◆ Instruction: Skip the pictures. Set down, word for word, the lines from the start of the material up to and including the line with "const gapMinor = d3.range(926, 962).map(i".

● ● ● ● ● ● ●

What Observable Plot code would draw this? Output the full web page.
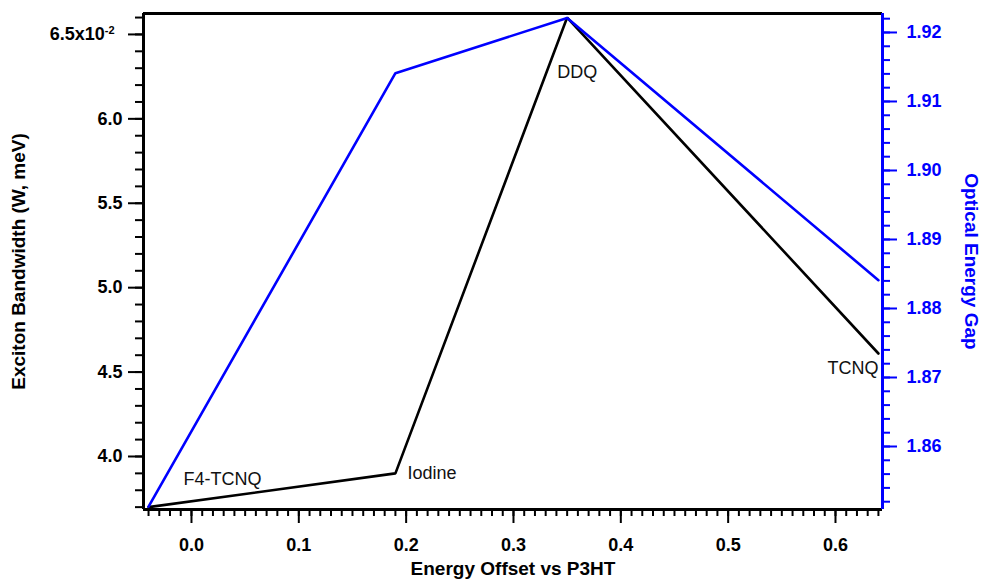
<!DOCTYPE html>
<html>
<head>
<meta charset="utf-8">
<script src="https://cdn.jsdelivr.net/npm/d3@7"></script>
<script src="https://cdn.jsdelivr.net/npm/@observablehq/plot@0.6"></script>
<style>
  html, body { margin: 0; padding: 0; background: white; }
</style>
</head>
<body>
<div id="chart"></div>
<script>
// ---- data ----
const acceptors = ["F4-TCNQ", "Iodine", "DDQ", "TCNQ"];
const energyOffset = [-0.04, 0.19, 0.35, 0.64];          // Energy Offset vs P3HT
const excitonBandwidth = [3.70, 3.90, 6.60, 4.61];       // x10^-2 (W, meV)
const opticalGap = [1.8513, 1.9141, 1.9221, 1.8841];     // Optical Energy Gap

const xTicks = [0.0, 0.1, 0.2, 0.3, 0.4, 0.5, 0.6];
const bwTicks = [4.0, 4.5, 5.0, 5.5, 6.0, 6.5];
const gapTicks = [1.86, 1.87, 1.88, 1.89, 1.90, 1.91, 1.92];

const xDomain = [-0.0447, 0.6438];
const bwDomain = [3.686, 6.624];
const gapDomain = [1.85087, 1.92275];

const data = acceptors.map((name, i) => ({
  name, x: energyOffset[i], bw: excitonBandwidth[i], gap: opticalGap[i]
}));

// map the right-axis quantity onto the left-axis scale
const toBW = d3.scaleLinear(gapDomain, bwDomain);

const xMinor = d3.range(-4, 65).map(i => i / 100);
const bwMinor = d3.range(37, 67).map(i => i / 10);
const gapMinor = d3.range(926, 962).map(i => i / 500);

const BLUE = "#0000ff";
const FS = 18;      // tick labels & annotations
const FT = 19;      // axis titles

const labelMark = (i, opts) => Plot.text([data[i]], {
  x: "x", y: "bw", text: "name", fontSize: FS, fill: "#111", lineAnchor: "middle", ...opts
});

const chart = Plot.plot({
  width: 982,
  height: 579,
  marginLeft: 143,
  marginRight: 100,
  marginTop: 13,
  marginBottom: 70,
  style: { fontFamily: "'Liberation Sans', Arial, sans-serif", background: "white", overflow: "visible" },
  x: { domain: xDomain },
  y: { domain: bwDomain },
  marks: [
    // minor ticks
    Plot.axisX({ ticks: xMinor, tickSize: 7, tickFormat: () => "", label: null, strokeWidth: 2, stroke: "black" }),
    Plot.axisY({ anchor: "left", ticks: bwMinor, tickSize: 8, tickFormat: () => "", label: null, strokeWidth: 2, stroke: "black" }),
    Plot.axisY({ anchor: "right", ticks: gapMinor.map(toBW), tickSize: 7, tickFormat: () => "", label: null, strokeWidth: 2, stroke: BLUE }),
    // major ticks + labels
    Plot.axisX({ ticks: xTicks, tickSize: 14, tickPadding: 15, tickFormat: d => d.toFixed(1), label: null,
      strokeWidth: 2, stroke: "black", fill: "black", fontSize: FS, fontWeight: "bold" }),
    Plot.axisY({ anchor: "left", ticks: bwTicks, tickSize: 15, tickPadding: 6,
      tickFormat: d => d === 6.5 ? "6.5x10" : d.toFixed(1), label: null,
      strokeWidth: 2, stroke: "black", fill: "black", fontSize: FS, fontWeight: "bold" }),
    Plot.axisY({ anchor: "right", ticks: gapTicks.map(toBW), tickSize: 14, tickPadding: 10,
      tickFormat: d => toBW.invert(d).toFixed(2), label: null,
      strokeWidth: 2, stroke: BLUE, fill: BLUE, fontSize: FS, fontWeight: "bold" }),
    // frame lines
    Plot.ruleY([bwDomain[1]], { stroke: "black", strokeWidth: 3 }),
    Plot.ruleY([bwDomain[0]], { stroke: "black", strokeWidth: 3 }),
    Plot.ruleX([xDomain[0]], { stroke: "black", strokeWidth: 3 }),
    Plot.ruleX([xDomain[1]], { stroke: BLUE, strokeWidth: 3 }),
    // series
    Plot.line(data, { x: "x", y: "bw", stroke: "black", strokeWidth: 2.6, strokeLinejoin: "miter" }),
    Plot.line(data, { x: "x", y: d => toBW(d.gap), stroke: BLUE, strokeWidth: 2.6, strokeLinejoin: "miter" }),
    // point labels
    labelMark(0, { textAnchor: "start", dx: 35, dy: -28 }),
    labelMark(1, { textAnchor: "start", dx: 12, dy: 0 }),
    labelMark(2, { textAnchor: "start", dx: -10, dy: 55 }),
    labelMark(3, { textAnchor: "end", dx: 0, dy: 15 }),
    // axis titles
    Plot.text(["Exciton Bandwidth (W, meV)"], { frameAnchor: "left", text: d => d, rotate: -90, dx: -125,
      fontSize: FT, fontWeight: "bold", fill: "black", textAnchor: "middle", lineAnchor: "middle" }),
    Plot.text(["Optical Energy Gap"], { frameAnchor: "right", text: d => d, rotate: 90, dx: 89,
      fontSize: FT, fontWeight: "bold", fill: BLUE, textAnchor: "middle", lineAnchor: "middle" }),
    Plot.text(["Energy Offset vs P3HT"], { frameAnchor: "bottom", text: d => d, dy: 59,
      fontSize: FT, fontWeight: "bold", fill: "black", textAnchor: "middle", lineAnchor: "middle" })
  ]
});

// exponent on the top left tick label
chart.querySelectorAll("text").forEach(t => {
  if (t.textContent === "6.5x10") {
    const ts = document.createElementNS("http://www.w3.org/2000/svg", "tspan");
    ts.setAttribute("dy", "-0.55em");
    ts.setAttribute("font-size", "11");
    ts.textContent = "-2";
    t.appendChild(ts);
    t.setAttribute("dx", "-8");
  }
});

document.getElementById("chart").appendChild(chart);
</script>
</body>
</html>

● ● ● ● ● ● ●

◆ Task response:
What Observable Plot code would draw this? Output the full web page.
<!DOCTYPE html>
<html>
<head>
<meta charset="utf-8">
<script src="https://cdn.jsdelivr.net/npm/d3@7"></script>
<script src="https://cdn.jsdelivr.net/npm/@observablehq/plot@0.6"></script>
<style>
  html, body { margin: 0; padding: 0; background: white; }
</style>
</head>
<body>
<div id="chart"></div>
<script>
// ---- data ----
const acceptors = ["F4-TCNQ", "Iodine", "DDQ", "TCNQ"];
const energyOffset = [-0.04, 0.19, 0.35, 0.64];          // Energy Offset vs P3HT
const excitonBandwidth = [3.70, 3.90, 6.60, 4.61];       // x10^-2 (W, meV)
const opticalGap = [1.8513, 1.9141, 1.9221, 1.8841];     // Optical Energy Gap

const xTicks = [0.0, 0.1, 0.2, 0.3, 0.4, 0.5, 0.6];
const bwTicks = [4.0, 4.5, 5.0, 5.5, 6.0, 6.5];
const gapTicks = [1.86, 1.87, 1.88, 1.89, 1.90, 1.91, 1.92];

const xDomain = [-0.0447, 0.6438];
const bwDomain = [3.686, 6.624];
const gapDomain = [1.85087, 1.92275];

const data = acceptors.map((name, i) => ({
  name, x: energyOffset[i], bw: excitonBandwidth[i], gap: opticalGap[i]
}));

// map the right-axis quantity onto the left-axis scale
const toBW = d3.scaleLinear(gapDomain, bwDomain);

const xMinor = d3.range(-4, 65).map(i => i / 100);
const bwMinor = d3.range(37, 67).map(i => i / 10);
const gapMinor = d3.range(926, 962).map(i => i / 500);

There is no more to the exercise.